→ **To be done**
Return only those lines from the line containing "Clone this chart in matplotlib." to the line containing "plt.rcParams['font.family'] = ['Liberation", both included, and please omit the pictures.

→ **Records provided**

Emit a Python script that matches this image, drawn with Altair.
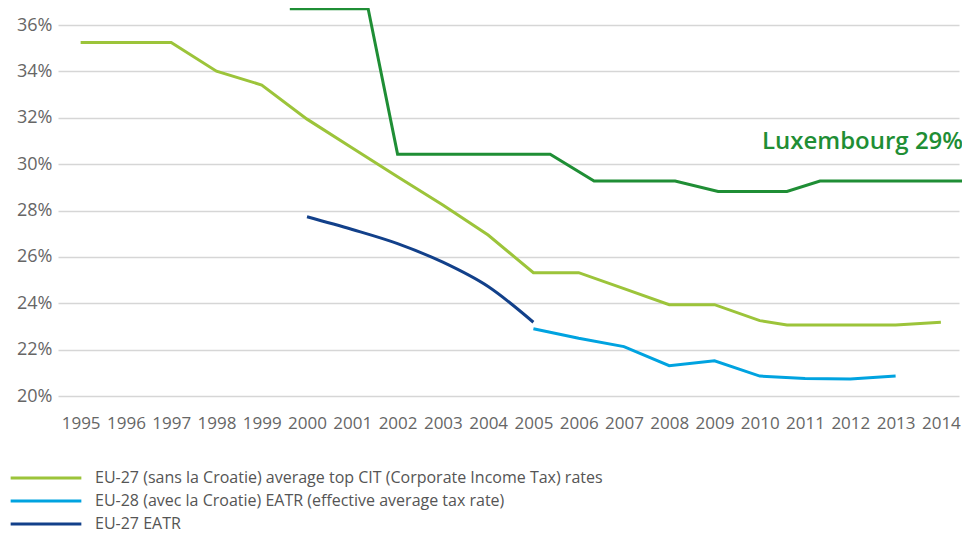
import altair as alt
import pandas as pd

# ---- data ----
cit_label = "EU-27 (sans la Croatie) average top CIT (Corporate Income Tax) rates"
eu28_label = "EU-28 (avec la Croatie) EATR (effective average tax rate)"
eu27_label = "EU-27 EATR"

cit_years = [1995, 1996, 1997, 1998, 1999, 2000, 2001, 2002, 2003, 2004, 2005, 2006,
             2007, 2008, 2009, 2010, 2010.6, 2011, 2012, 2013, 2014]
cit_values = [35.25, 35.25, 35.25, 34.01, 33.41, 31.94, 30.70, 29.46, 28.24, 26.94, 25.32, 25.32,
              24.63, 23.94, 23.94, 23.25, 23.06, 23.06, 23.06, 23.06, 23.18]

eu28_years = [2005, 2006, 2007, 2008, 2009, 2010, 2011, 2012, 2013]
eu28_values = [22.90, 22.49, 22.13, 21.31, 21.52, 20.86, 20.75, 20.73, 20.86]

eu27_years = [2000, 2001, 2002, 2003, 2004, 2005]
eu27_values = [27.73, 27.18, 26.57, 25.77, 24.72, 23.18]

lux_years = [1999.62, 2001.35, 2002.0, 2005.37, 2006.34, 2008.13, 2009.08, 2010.6, 2011.33, 2014.64]
lux_values = [36.7, 36.7, 30.43, 30.43, 29.27, 29.27, 28.82, 28.82, 29.27, 29.27]

lux_text = "Luxembourg 29%"
lux_text_year = 2014.49
lux_text_value = 30.65

tick_years = list(range(1995, 2015))
tick_pcts = [20, 22, 24, 26, 28, 30, 32, 34, 36]

series_order = [cit_label, eu28_label, eu27_label]
series_colors = ["#9CC43A", "#00A3E0", "#12408A"]
lux_color = "#1F8E35"

FONT = "Open Sans"

df = pd.concat([
    pd.DataFrame({"year": cit_years, "value": cit_values, "series": cit_label}),
    pd.DataFrame({"year": eu28_years, "value": eu28_values, "series": eu28_label}),
    pd.DataFrame({"year": eu27_years, "value": eu27_values, "series": eu27_label}),
], ignore_index=True)
lux_df = pd.DataFrame({"year": lux_years, "value": lux_values})
txt_df = pd.DataFrame({"year": [lux_text_year], "value": [lux_text_value], "t": [lux_text]})

xscale = alt.Scale(domain=[1994.5, 2014.4], nice=False, zero=False)
yscale = alt.Scale(domain=[20, 36], nice=False, zero=False)

xaxis = alt.Axis(values=tick_years, format="d", grid=False, domain=False, ticks=False,
                 labelFont=FONT, labelFontSize=17, labelColor="#666666", labelPadding=19,
                 labelFlush=False, labelOverlap=False, title=None)
yaxis = alt.Axis(values=tick_pcts, labelExpr="datum.value + '%'", grid=True,
                 gridColor="#D6D6D6", gridWidth=1.5, domain=False, ticks=False,
                 labelFont=FONT, labelFontSize=18, labelColor="#666666", labelPadding=6,
                 title=None)

color = alt.Color("series:N", sort=series_order,
                  scale=alt.Scale(domain=series_order, range=series_colors),
                  legend=alt.Legend(orient="none", legendX=-20, legendY=445, title=None,
                                    symbolType="M-10,0H10", symbolSize=50,
                                    symbolStrokeWidth=3, labelFont=FONT, labelFontSize=16,
                                    labelColor="#555555", labelOffset=41, rowPadding=7,
                                    labelLimit=0, padding=0))

base_x = alt.X("year:Q", scale=xscale, axis=xaxis)
base_y = alt.Y("value:Q", scale=yscale, axis=yaxis)

cit = alt.Chart(df).transform_filter(alt.datum.series == cit_label).mark_line(
    strokeWidth=3).encode(x=base_x, y=base_y, color=color)
eu28 = alt.Chart(df).transform_filter(alt.datum.series == eu28_label).mark_line(
    strokeWidth=3).encode(x=base_x, y=base_y, color=color)
eu27 = alt.Chart(df).transform_filter(alt.datum.series == eu27_label).mark_line(
    strokeWidth=3, interpolate="monotone").encode(x=base_x, y=base_y, color=color)

lux = alt.Chart(lux_df).mark_line(strokeWidth=3, color=lux_color).encode(x=base_x, y=base_y)

label = alt.Chart(txt_df).mark_text(align="right", baseline="alphabetic", font=FONT,
                                    fontSize=24, fontWeight=600, color=lux_color).encode(
    x=base_x, y=base_y, text="t:N")

chart = alt.layer(cit, eu28, eu27, lux, label).properties(
    width=901, height=371,
    autosize=alt.AutoSizeParams(type="none"),
    padding={"left": 50, "top": 17, "right": 3, "bottom": 138},
).configure_view(stroke=None)

chart.save("out.html", embed_options={"renderer": "svg", "actions": False})
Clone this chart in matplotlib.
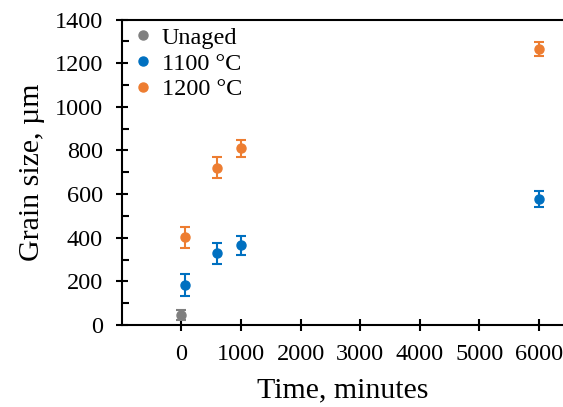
import numpy as np
import matplotlib
matplotlib.use('Agg')
import matplotlib.pyplot as plt
from matplotlib.ticker import MultipleLocator
from matplotlib.lines import Line2D

plt.rcParams['font.family'] = ['Liberation Serif', 'DejaVu Serif']

# data
unaged_t = [0]
unaged_size = [47]
unaged_err = [23]

t_1100 = [60, 600, 1000, 6000]
size_1100 = [184, 328, 366, 577]
err_1100 = [50, 48, 43, 38]

t_1200 = [60, 600, 1000, 6000]
size_1200 = [401, 721, 809, 1265]
err_1200 = [50, 47, 40, 34]

labels = ['Unaged', '1100 °C', '1200 °C']
colors = ['#7F7F7F', '#0070C0', '#ED7D31']

fig = plt.figure(figsize=(5.63, 4.07), dpi=100)
ax = fig.add_axes([0.216, 0.2015, 0.784, 0.7505])

series = [(unaged_t, unaged_size, unaged_err),
          (t_1100, size_1100, err_1100),
          (t_1200, size_1200, err_1200)]
for (t, s, e), c in zip(series, colors):
    ax.errorbar(t, s, yerr=e, fmt='o', color=c, markersize=6.5, capsize=3.5,
                elinewidth=1.5, capthick=1.5)

ax.set_xlim(-1000, 6400)
ax.set_ylim(0, 1400)
ax.set_xticks(np.arange(0, 7000, 1000))
ax.yaxis.set_major_locator(MultipleLocator(200))
ax.yaxis.set_minor_locator(MultipleLocator(100))

ax.spines['right'].set_visible(False)
for s in ['left', 'bottom', 'top']:
    ax.spines[s].set_linewidth(1.5)
    ax.spines[s].set_color('black')

ax.tick_params(axis='both', which='major', direction='inout', length=9, width=1.5,
               labelsize=17.5, pad=9, top=False, right=False)
ax.tick_params(axis='y', which='minor', direction='in', length=5, width=1.5,
               right=False)

ax.set_xlabel('Time, minutes', fontsize=21.5, labelpad=9)
ax.set_ylabel('Grain size, µm', fontsize=21.5, labelpad=7)

handles = [Line2D([], [], marker='o', linestyle='none', color=c, markersize=6.5)
           for c in colors]
ax.legend(handles, labels, loc='upper left', frameon=False, fontsize=17.5,
          handletextpad=0.15, borderaxespad=0.0, labelspacing=0.15,
          handlelength=1.2, borderpad=0.3)

fig.savefig('out.png', dpi=100)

→ **Task result**
Clone this chart in matplotlib.
import numpy as np
import matplotlib
matplotlib.use('Agg')
import matplotlib.pyplot as plt
from matplotlib.ticker import MultipleLocator
from matplotlib.lines import Line2D

plt.rcParams['font.family'] = ['Liberation Serif', 'DejaVu Serif']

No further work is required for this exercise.